Backyard growers may find it convenient to grow plants in portable containers so they can move the plants between the basement or garage and the outdoors. Then they can manipulate the light cycle to their needs, using an artificial source such as metal halides or fluorescents to supplement the natural light. Should there be an overcast or rainy day, the plants will still get plenty of bright light indoors. At night the plants can be locked up safe and sound, away from the greedy hands of thieves. Also, spotting helicopters will be unable to locate the plants while they are sheltered.
To increase outdoor plant growth during the early stages, spray the plants with carbonated water several times a day. Make sure not to use club soda, which contains salt. Instead, make your own with a home soda maker, which uses CO2 cartridges, or buy seltzer, which has no salt added.

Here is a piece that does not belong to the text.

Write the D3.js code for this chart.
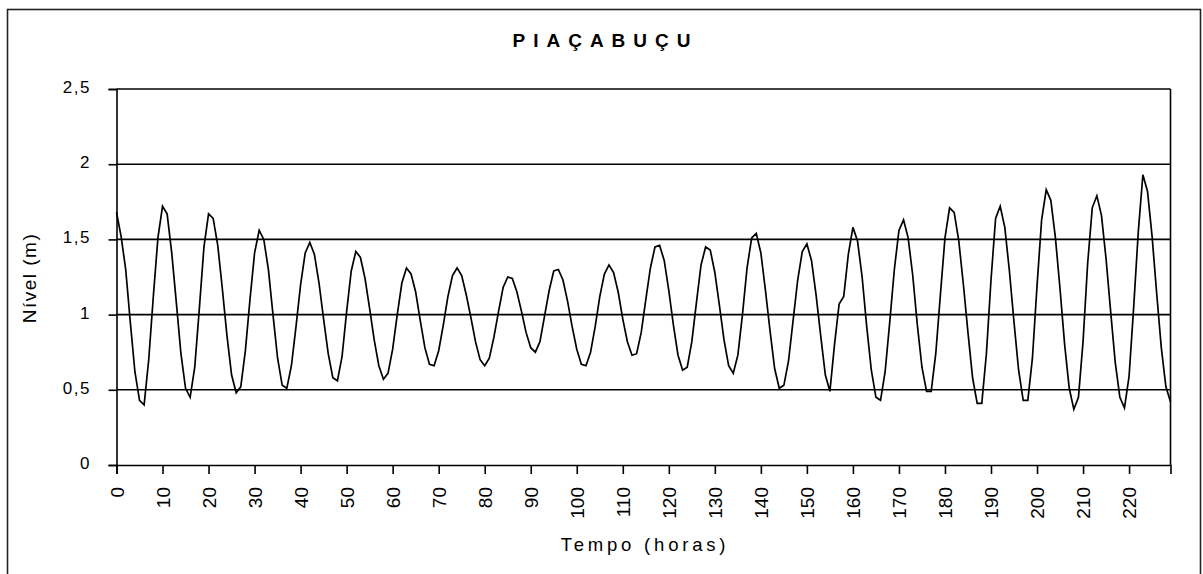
<!DOCTYPE html>
<html>
<head>
<meta charset="utf-8">
<script src="https://cdn.jsdelivr.net/npm/d3@7"></script>
<style>
  html, body { margin: 0; padding: 0; background: #fff; }
  svg { display: block; }
  text { font-family: "Liberation Sans", Arial, sans-serif; fill: #000; }
</style>
</head>
<body>
<svg id="chart" width="1203" height="574"></svg>
<script>
// Hourly water level at Piaçabuçu (m), hours 0..229
const hours = d3.range(0, 230);
const nivel = [
  1.68, 1.52, 1.30, 0.95, 0.62, 0.43, 0.40, 0.70, 1.12, 1.51,
  1.72, 1.67, 1.41, 1.08, 0.74, 0.51, 0.45, 0.65, 1.04, 1.45,
  1.67, 1.64, 1.46, 1.17, 0.86, 0.60, 0.48, 0.52, 0.76, 1.10,
  1.41, 1.56, 1.50, 1.30, 1.00, 0.71, 0.53, 0.51, 0.66, 0.92,
  1.20, 1.41, 1.48, 1.40, 1.21, 0.97, 0.74, 0.58, 0.56, 0.72,
  1.02, 1.29, 1.42, 1.38, 1.24, 1.04, 0.83, 0.66, 0.57, 0.61,
  0.77, 1.00, 1.21, 1.31, 1.27, 1.15, 0.96, 0.78, 0.67, 0.66,
  0.76, 0.93, 1.12, 1.26, 1.31, 1.26, 1.13, 0.98, 0.82, 0.70,
  0.66, 0.71, 0.85, 1.02, 1.18, 1.25, 1.24, 1.15, 1.02, 0.88,
  0.78, 0.75, 0.82, 0.99, 1.16, 1.29, 1.30, 1.23, 1.09, 0.92,
  0.77, 0.67, 0.66, 0.75, 0.92, 1.12, 1.27, 1.33, 1.28, 1.15,
  0.97, 0.82, 0.73, 0.74, 0.88, 1.10, 1.31, 1.45, 1.46, 1.36,
  1.16, 0.93, 0.73, 0.63, 0.65, 0.82, 1.08, 1.33, 1.45, 1.43,
  1.28, 1.06, 0.83, 0.66, 0.61, 0.73, 1.00, 1.31, 1.51, 1.54,
  1.41, 1.16, 0.89, 0.64, 0.51, 0.53, 0.69, 0.96, 1.23, 1.42,
  1.47, 1.36, 1.13, 0.86, 0.60, 0.49, 0.80, 1.07, 1.12, 1.40,
  1.58, 1.49, 1.25, 0.92, 0.63, 0.45, 0.43, 0.62, 0.95, 1.30,
  1.56, 1.63, 1.51, 1.26, 0.93, 0.65, 0.49, 0.49, 0.74, 1.13,
  1.51, 1.71, 1.68, 1.49, 1.20, 0.88, 0.58, 0.41, 0.41, 0.74,
  1.23, 1.64, 1.72, 1.58, 1.29, 0.95, 0.63, 0.43, 0.43, 0.71,
  1.19, 1.63, 1.83, 1.76, 1.51, 1.17, 0.80, 0.51, 0.37, 0.45,
  0.82, 1.34, 1.71, 1.79, 1.66, 1.37, 1.02, 0.68, 0.45, 0.38,
  0.59, 1.05, 1.55, 1.93, 1.82, 1.52, 1.14, 0.78, 0.52, 0.42
];
const yTicks = [0, 0.5, 1, 1.5, 2, 2.5];
const yTickLabels = ["0", "0,5", "1", "1,5", "2", "2,5"];
const xTicks = d3.range(0, 221, 10);
const title = "PIAÇABUÇU";
const xTitle = "Tempo (horas)";
const yTitle = "Nível (m)";

const svg = d3.select("#chart");
const W = 1203, H = 574;
const plot = { left: 116.5, right: 1170.5, top: 89, bottom: 465 };

svg.append("rect").attr("width", W).attr("height", H).attr("fill", "#fff");

// outer chart frame
svg.append("rect")
  .attr("x", 7.5).attr("y", 9.5)
  .attr("width", 1193).attr("height", 600)
  .attr("fill", "none").attr("stroke", "#222").attr("stroke-width", 1.6);

const x = d3.scaleLinear().domain([0, 229]).range([plot.left, plot.right]);
const y = d3.scaleLinear().domain([0, 2.5]).range([plot.bottom, plot.top]);

// horizontal gridlines
svg.append("g")
  .selectAll("line")
  .data(yTicks.slice(1))
  .join("line")
  .attr("x1", plot.left).attr("x2", plot.right)
  .attr("y1", d => y(d)).attr("y2", d => y(d))
  .attr("stroke", "#000").attr("stroke-width", 1.6);

// right edge of plot area
svg.append("line")
  .attr("x1", plot.right).attr("x2", plot.right)
  .attr("y1", plot.top).attr("y2", plot.bottom)
  .attr("stroke", "#000").attr("stroke-width", 1.6);

// y axis
const yAxis = d3.axisLeft(y)
  .tickValues(yTicks)
  .tickSize(8)
  .tickPadding(0)
  .tickFormat((d, i) => yTickLabels[i]);
const gy = svg.append("g").attr("transform", `translate(${plot.left},0)`).call(yAxis);
gy.select(".domain").attr("stroke", "#000").attr("stroke-width", 1.6);
gy.selectAll(".tick line").attr("stroke", "#000").attr("stroke-width", 1.6);
gy.selectAll(".tick text")
  .attr("x", -25.5)
  .attr("dy", "0.2em")
  .style("font-size", "17px")
  .style("letter-spacing", "1.5px")
  .attr("text-anchor", "end");

// x axis
const xAxis = d3.axisBottom(x)
  .tickValues(xTicks)
  .tickSize(9)
  .tickFormat(d => String(d));
const gx = svg.append("g").attr("transform", `translate(0,${plot.bottom})`).call(xAxis);
gx.select(".domain").attr("stroke", "#000").attr("stroke-width", 1.6);
gx.selectAll(".tick line").attr("stroke", "#000").attr("stroke-width", 1.6);
gx.selectAll(".tick text")
  .attr("transform", "translate(0,22) rotate(-90)")
  .attr("x", 0).attr("y", 0)
  .attr("dy", "0.36em")
  .attr("text-anchor", "end")
  .style("font-size", "19px");

// series
const line = d3.line()
  .x((d, i) => x(hours[i]))
  .y(d => y(d));
svg.append("path")
  .datum(nivel)
  .attr("d", line)
  .attr("fill", "none")
  .attr("stroke", "#000")
  .attr("stroke-width", 1.7)
  .attr("stroke-linejoin", "miter");

// titles
svg.append("text")
  .attr("x", 605.5).attr("y", 46.5)
  .attr("text-anchor", "middle")
  .style("font-size", "19px")
  .style("font-weight", "bold")
  .style("letter-spacing", "8px")
  .text(title);

svg.append("text")
  .attr("x", 645).attr("y", 551)
  .attr("text-anchor", "middle")
  .style("font-size", "18.5px")
  .style("letter-spacing", "3.8px")
  .text(xTitle);

svg.append("text")
  .attr("transform", "translate(35.5,278) rotate(-90)")
  .attr("text-anchor", "middle")
  .style("font-size", "19px")
  .style("letter-spacing", "1.5px")
  .text(yTitle);
</script>
</body>
</html>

You can also make carbonated water using a CO2 tank and attached hose emptying into a container of water. If the container can be safely pressurized, the amount of CO2 dissolved in the water will increase. Dry ice, which is frozen CO2, can also be used.
If the young plants are sprayed several times a day; their growth can be speeded up considerably. As the plants grow, it becomes less cost-effective to spray them, but it is still worthwhile.
Smaller plants may be started months later than their larger sisters, and will flower at about the same time. Their potency will be about the same, since it is based not on their chronological age, but on their maturity. Although yields on small plants are low, these plants can be placed much closer together. (In Morocco, in many cases, plants are grown by broadcast seeding, which may produce as many as 25 plants per square foot.) A 10’ x 10’ area, a total of 100 square feet, covered with plants one to two feet high in four inch pots, placed nine per square foot, would yield a good stash. Each plant would consist primarily of a main stem with a joint’s worth of buds on it — roughly 900 joints.